Data segment:
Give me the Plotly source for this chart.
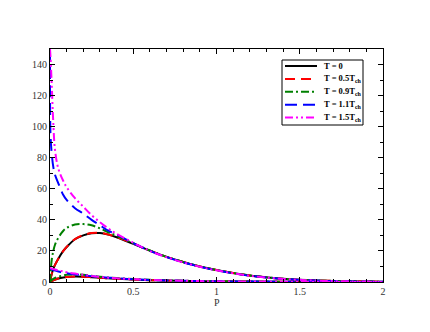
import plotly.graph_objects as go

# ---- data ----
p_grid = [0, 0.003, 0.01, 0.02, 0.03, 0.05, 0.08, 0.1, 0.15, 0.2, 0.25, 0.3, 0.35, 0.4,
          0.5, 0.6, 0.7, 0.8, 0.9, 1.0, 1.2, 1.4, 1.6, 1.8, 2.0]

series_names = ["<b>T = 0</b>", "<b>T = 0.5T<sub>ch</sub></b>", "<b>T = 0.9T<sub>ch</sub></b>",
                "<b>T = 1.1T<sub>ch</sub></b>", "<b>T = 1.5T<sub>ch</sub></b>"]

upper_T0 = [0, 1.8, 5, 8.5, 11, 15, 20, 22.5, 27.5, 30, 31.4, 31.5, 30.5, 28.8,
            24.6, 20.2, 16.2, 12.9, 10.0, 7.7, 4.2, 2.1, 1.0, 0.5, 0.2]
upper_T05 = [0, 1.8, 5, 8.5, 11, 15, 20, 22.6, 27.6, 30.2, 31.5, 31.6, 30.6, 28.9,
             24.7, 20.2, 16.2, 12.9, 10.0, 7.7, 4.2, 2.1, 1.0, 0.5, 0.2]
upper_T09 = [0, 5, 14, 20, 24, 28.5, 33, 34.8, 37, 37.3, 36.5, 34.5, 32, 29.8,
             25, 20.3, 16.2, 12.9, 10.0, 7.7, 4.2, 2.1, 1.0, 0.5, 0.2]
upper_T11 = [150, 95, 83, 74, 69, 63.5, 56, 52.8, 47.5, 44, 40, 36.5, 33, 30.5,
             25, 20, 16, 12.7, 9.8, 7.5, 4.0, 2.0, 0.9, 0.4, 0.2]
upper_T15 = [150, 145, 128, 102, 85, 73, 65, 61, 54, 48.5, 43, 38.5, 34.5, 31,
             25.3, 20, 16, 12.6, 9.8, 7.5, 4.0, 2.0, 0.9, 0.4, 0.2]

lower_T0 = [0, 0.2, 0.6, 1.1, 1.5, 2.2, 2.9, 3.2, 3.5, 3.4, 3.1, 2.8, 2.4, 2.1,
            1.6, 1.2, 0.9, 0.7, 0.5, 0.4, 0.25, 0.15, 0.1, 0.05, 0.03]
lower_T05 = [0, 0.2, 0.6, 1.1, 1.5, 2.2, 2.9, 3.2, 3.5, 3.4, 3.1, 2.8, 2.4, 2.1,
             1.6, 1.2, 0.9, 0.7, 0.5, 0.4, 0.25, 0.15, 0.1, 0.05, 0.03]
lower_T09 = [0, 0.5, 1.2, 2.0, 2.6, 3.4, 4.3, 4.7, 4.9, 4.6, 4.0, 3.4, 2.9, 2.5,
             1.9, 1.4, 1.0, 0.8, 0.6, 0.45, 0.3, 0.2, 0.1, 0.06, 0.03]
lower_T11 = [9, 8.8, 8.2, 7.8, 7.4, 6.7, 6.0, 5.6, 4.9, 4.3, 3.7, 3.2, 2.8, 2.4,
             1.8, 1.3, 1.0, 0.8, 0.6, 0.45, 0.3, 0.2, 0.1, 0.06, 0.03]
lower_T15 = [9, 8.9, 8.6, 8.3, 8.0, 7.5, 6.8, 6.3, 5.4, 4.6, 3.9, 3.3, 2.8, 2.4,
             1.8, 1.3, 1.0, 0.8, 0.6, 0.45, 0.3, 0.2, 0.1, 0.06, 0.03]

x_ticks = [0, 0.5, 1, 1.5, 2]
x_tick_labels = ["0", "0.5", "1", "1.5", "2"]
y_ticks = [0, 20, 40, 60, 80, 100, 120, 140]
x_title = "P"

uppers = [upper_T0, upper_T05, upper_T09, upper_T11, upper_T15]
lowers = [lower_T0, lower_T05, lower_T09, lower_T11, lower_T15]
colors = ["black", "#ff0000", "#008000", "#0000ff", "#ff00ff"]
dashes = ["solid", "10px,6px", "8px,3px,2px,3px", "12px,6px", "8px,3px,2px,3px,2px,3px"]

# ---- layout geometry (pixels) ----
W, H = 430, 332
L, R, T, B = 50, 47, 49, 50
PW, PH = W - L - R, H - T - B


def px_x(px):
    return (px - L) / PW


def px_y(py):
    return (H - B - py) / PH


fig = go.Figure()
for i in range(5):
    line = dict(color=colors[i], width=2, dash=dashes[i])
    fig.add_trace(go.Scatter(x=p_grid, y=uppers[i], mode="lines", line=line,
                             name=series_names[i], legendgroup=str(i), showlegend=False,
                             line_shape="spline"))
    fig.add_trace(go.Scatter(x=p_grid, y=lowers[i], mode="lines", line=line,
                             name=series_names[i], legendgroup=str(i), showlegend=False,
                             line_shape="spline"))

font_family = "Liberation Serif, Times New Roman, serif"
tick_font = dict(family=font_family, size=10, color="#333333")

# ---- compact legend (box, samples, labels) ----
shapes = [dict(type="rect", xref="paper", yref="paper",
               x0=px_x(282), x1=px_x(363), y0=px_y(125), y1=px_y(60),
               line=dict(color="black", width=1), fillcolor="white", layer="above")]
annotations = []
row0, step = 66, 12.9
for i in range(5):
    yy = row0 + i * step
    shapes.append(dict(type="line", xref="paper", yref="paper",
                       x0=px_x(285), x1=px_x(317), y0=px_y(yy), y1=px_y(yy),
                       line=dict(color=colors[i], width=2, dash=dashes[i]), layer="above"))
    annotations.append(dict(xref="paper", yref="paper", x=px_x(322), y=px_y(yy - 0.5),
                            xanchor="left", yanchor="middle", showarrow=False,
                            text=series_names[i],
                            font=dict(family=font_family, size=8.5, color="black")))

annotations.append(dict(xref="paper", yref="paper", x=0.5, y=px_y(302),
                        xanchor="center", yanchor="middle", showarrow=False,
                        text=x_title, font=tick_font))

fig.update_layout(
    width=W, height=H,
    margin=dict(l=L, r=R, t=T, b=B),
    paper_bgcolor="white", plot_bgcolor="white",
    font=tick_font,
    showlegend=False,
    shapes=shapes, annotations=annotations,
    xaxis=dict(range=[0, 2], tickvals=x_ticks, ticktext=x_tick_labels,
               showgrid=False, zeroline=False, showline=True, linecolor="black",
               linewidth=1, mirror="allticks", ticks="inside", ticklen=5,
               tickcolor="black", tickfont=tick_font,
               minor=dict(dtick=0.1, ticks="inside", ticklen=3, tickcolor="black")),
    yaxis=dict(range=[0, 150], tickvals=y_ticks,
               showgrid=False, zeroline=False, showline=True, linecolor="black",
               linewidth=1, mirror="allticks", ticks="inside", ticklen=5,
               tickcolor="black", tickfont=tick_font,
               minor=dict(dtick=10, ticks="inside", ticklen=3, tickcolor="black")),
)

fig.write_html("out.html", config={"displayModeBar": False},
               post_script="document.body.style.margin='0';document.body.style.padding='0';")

Task description: All of the lines above should be retyped precisely, apart from the pictures.

Finished answer:
Give me the Plotly source for this chart.
import plotly.graph_objects as go

# ---- data ----
p_grid = [0, 0.003, 0.01, 0.02, 0.03, 0.05, 0.08, 0.1, 0.15, 0.2, 0.25, 0.3, 0.35, 0.4,
          0.5, 0.6, 0.7, 0.8, 0.9, 1.0, 1.2, 1.4, 1.6, 1.8, 2.0]

series_names = ["<b>T = 0</b>", "<b>T = 0.5T<sub>ch</sub></b>", "<b>T = 0.9T<sub>ch</sub></b>",
                "<b>T = 1.1T<sub>ch</sub></b>", "<b>T = 1.5T<sub>ch</sub></b>"]

upper_T0 = [0, 1.8, 5, 8.5, 11, 15, 20, 22.5, 27.5, 30, 31.4, 31.5, 30.5, 28.8,
            24.6, 20.2, 16.2, 12.9, 10.0, 7.7, 4.2, 2.1, 1.0, 0.5, 0.2]
upper_T05 = [0, 1.8, 5, 8.5, 11, 15, 20, 22.6, 27.6, 30.2, 31.5, 31.6, 30.6, 28.9,
             24.7, 20.2, 16.2, 12.9, 10.0, 7.7, 4.2, 2.1, 1.0, 0.5, 0.2]
upper_T09 = [0, 5, 14, 20, 24, 28.5, 33, 34.8, 37, 37.3, 36.5, 34.5, 32, 29.8,
             25, 20.3, 16.2, 12.9, 10.0, 7.7, 4.2, 2.1, 1.0, 0.5, 0.2]
upper_T11 = [150, 95, 83, 74, 69, 63.5, 56, 52.8, 47.5, 44, 40, 36.5, 33, 30.5,
             25, 20, 16, 12.7, 9.8, 7.5, 4.0, 2.0, 0.9, 0.4, 0.2]
upper_T15 = [150, 145, 128, 102, 85, 73, 65, 61, 54, 48.5, 43, 38.5, 34.5, 31,
             25.3, 20, 16, 12.6, 9.8, 7.5, 4.0, 2.0, 0.9, 0.4, 0.2]

lower_T0 = [0, 0.2, 0.6, 1.1, 1.5, 2.2, 2.9, 3.2, 3.5, 3.4, 3.1, 2.8, 2.4, 2.1,
            1.6, 1.2, 0.9, 0.7, 0.5, 0.4, 0.25, 0.15, 0.1, 0.05, 0.03]
lower_T05 = [0, 0.2, 0.6, 1.1, 1.5, 2.2, 2.9, 3.2, 3.5, 3.4, 3.1, 2.8, 2.4, 2.1,
             1.6, 1.2, 0.9, 0.7, 0.5, 0.4, 0.25, 0.15, 0.1, 0.05, 0.03]
lower_T09 = [0, 0.5, 1.2, 2.0, 2.6, 3.4, 4.3, 4.7, 4.9, 4.6, 4.0, 3.4, 2.9, 2.5,
             1.9, 1.4, 1.0, 0.8, 0.6, 0.45, 0.3, 0.2, 0.1, 0.06, 0.03]
lower_T11 = [9, 8.8, 8.2, 7.8, 7.4, 6.7, 6.0, 5.6, 4.9, 4.3, 3.7, 3.2, 2.8, 2.4,
             1.8, 1.3, 1.0, 0.8, 0.6, 0.45, 0.3, 0.2, 0.1, 0.06, 0.03]
lower_T15 = [9, 8.9, 8.6, 8.3, 8.0, 7.5, 6.8, 6.3, 5.4, 4.6, 3.9, 3.3, 2.8, 2.4,
             1.8, 1.3, 1.0, 0.8, 0.6, 0.45, 0.3, 0.2, 0.1, 0.06, 0.03]

x_ticks = [0, 0.5, 1, 1.5, 2]
x_tick_labels = ["0", "0.5", "1", "1.5", "2"]
y_ticks = [0, 20, 40, 60, 80, 100, 120, 140]
x_title = "P"

uppers = [upper_T0, upper_T05, upper_T09, upper_T11, upper_T15]
lowers = [lower_T0, lower_T05, lower_T09, lower_T11, lower_T15]
colors = ["black", "#ff0000", "#008000", "#0000ff", "#ff00ff"]
dashes = ["solid", "10px,6px", "8px,3px,2px,3px", "12px,6px", "8px,3px,2px,3px,2px,3px"]

# ---- layout geometry (pixels) ----
W, H = 430, 332
L, R, T, B = 50, 47, 49, 50
PW, PH = W - L - R, H - T - B


def px_x(px):
    return (px - L) / PW


def px_y(py):
    return (H - B - py) / PH


fig = go.Figure()
for i in range(5):
    line = dict(color=colors[i], width=2, dash=dashes[i])
    fig.add_trace(go.Scatter(x=p_grid, y=uppers[i], mode="lines", line=line,
                             name=series_names[i], legendgroup=str(i), showlegend=False,
                             line_shape="spline"))
    fig.add_trace(go.Scatter(x=p_grid, y=lowers[i], mode="lines", line=line,
                             name=series_names[i], legendgroup=str(i), showlegend=False,
                             line_shape="spline"))

font_family = "Liberation Serif, Times New Roman, serif"
tick_font = dict(family=font_family, size=10, color="#333333")

# ---- compact legend (box, samples, labels) ----
shapes = [dict(type="rect", xref="paper", yref="paper",
               x0=px_x(282), x1=px_x(363), y0=px_y(125), y1=px_y(60),
               line=dict(color="black", width=1), fillcolor="white", layer="above")]
annotations = []
row0, step = 66, 12.9
for i in range(5):
    yy = row0 + i * step
    shapes.append(dict(type="line", xref="paper", yref="paper",
                       x0=px_x(285), x1=px_x(317), y0=px_y(yy), y1=px_y(yy),
                       line=dict(color=colors[i], width=2, dash=dashes[i]), layer="above"))
    annotations.append(dict(xref="paper", yref="paper", x=px_x(322), y=px_y(yy - 0.5),
                            xanchor="left", yanchor="middle", showarrow=False,
                            text=series_names[i],
                            font=dict(family=font_family, size=8.5, color="black")))

annotations.append(dict(xref="paper", yref="paper", x=0.5, y=px_y(302),
                        xanchor="center", yanchor="middle", showarrow=False,
                        text=x_title, font=tick_font))

fig.update_layout(
    width=W, height=H,
    margin=dict(l=L, r=R, t=T, b=B),
    paper_bgcolor="white", plot_bgcolor="white",
    font=tick_font,
    showlegend=False,
    shapes=shapes, annotations=annotations,
    xaxis=dict(range=[0, 2], tickvals=x_ticks, ticktext=x_tick_labels,
               showgrid=False, zeroline=False, showline=True, linecolor="black",
               linewidth=1, mirror="allticks", ticks="inside", ticklen=5,
               tickcolor="black", tickfont=tick_font,
               minor=dict(dtick=0.1, ticks="inside", ticklen=3, tickcolor="black")),
    yaxis=dict(range=[0, 150], tickvals=y_ticks,
               showgrid=False, zeroline=False, showline=True, linecolor="black",
               linewidth=1, mirror="allticks", ticks="inside", ticklen=5,
               tickcolor="black", tickfont=tick_font,
               minor=dict(dtick=10, ticks="inside", ticklen=3, tickcolor="black")),
)

fig.write_html("out.html", config={"displayModeBar": False},
               post_script="document.body.style.margin='0';document.body.style.padding='0';")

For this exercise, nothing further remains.